|Photo by David Falconer|
When I first became serious about following Jesus a couple of years before, I was reading the works of Billy Graham and Hal Lindsay. They have very different emphasis, but one thing they both stressed was the "sinner's prayer," the gist of which says, "Lord Jesus Christ, I am a sinner. I believe that You died and rose from the dead to save me. I accept you as my Lord and Savior. Please come into my heart and save me. From now on I belong to You." The goal of both men seemed to be bringing people to the point of praying that prayer. Once it was sincerely prayed a person was "saved" (note the past tense). The work of evangelization was done.

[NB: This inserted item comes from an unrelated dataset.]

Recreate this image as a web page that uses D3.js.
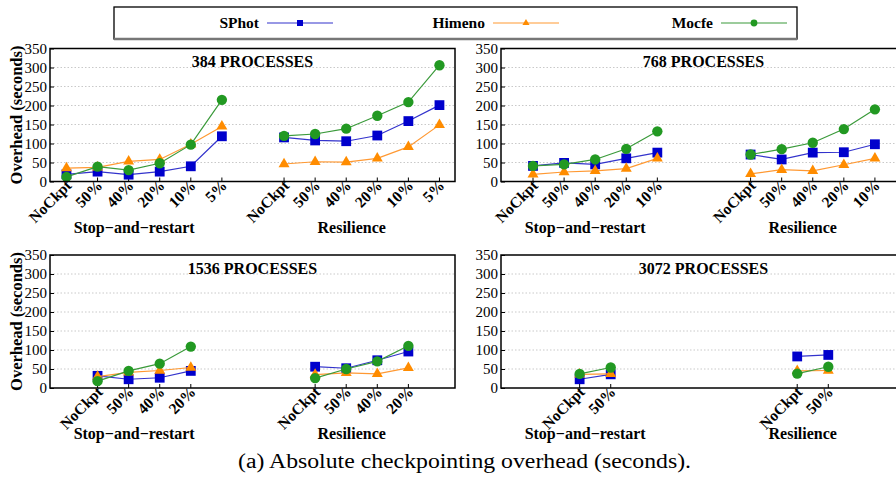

I naturally wanted to share with others the incredible joy and meaning that was coming to me through the Faith and so, I put the emphasis on trying to bring others to that point of "accepting Jesus as their personal Lord and Savior." Very early on I also experienced what charismatic Christians refer to as the "baptism," or "release," of the Holy Spirit;" so I adjusted the goal of my evangelistic work to bringing people to the point of accepting Jesus as their Lord and Savior, and giving the Holy Spirit permission to penetrate every area of their lives and release His gifts and charisms.
A couple of things struck me as very inadequate though. For one, I felt like all of my relationships had an "ulterior motive." Granted, I wanted to help people arrive at a good place, the "best place;" but my relationships with them felt empty. There was a feeling in my gut that, like the God I believed in, I should love them right where they were. I should be an authentic friend. The second thing that felt inadequate was how I was all about getting people to this spiritual climax of accepting Jesus into their hearts and getting baptized in the Holy Spirit, and then ... what? What else was there to the Christian life? Did we reach this spiritual high and then spend the next forty to sixty years just keeping the status quo until we either died or were raptured? (And "no," I no longer believe in "the rapture;" but that's a different post.)
Bob Capstick, the gentleman I mentioned at the start of the post, helped show me the beauty of the wider view, a Catholic view of evangelism and the spiritual life. As embarrasing as it is to now write, I had been looking at evanglism as hunting. I was out locking my sights on someone, wanting to "pull the trigger" of leading them in the sinner's prayer or laying on hands to pray for the release of the Spirit. But Bob helped me to understand that it was good to follow my heart's desire of wanting to build friendships and have fun with people; I didn't have to be in a hurry to get them to recite a certain prayer. God made us to love, to be in genuine relationships with others. I could just be honest about who I was -someone who loved Jesus immensely - and what I did - enjoyed reading Scripture and theology, talking to groups, etc. And if/when people wanted to know more or need someone to pray with them, then they will feel comfortable asking me. And from time to time, I feel inspired to offer a friendly invitation, or even a challenge. But it's real; it's relational. (Plus, I have a longer list of people I consider friends.)
The Catholic viewpoint also helped me to see that the sinner's prayer, and gifts and charisms of the Spirit, and even the Sacraments of Baptism and Confirmation, were just the beginning of the spiritual life (Heb.6:1-2). God is in it with us for the long haul, with the end of the journey being when we become living manifestations of Jesus. And that can happen in this world! There was this whole branch of theology, mystical theology, that I never knew existed until years after I became serious about living as a Catholic Christian. The Christian life isn't about peaking early; it's meant to be, and it can be, a constant ascent. It grows through the years, as we pass through different periods - going out into the world, learning to lay down our lives for the ones we love, uniting our struggles to Jesus' own , experiencing new breakthroughs, falling and getting back up. Salvation is not a one-time, over-and-done experience. It's ongoing. It can be lost and regained through the Sacrament of Reconciliation; and it can be progressively deepened. Through all of its stages Jesus is there to feed and strengthen us with His very Self in the Eucharist.
That's the Catholic life - a beautiful, sometime grueling, full, genuine life. It is the abundant life that Jesus came to give (Jn.10:10).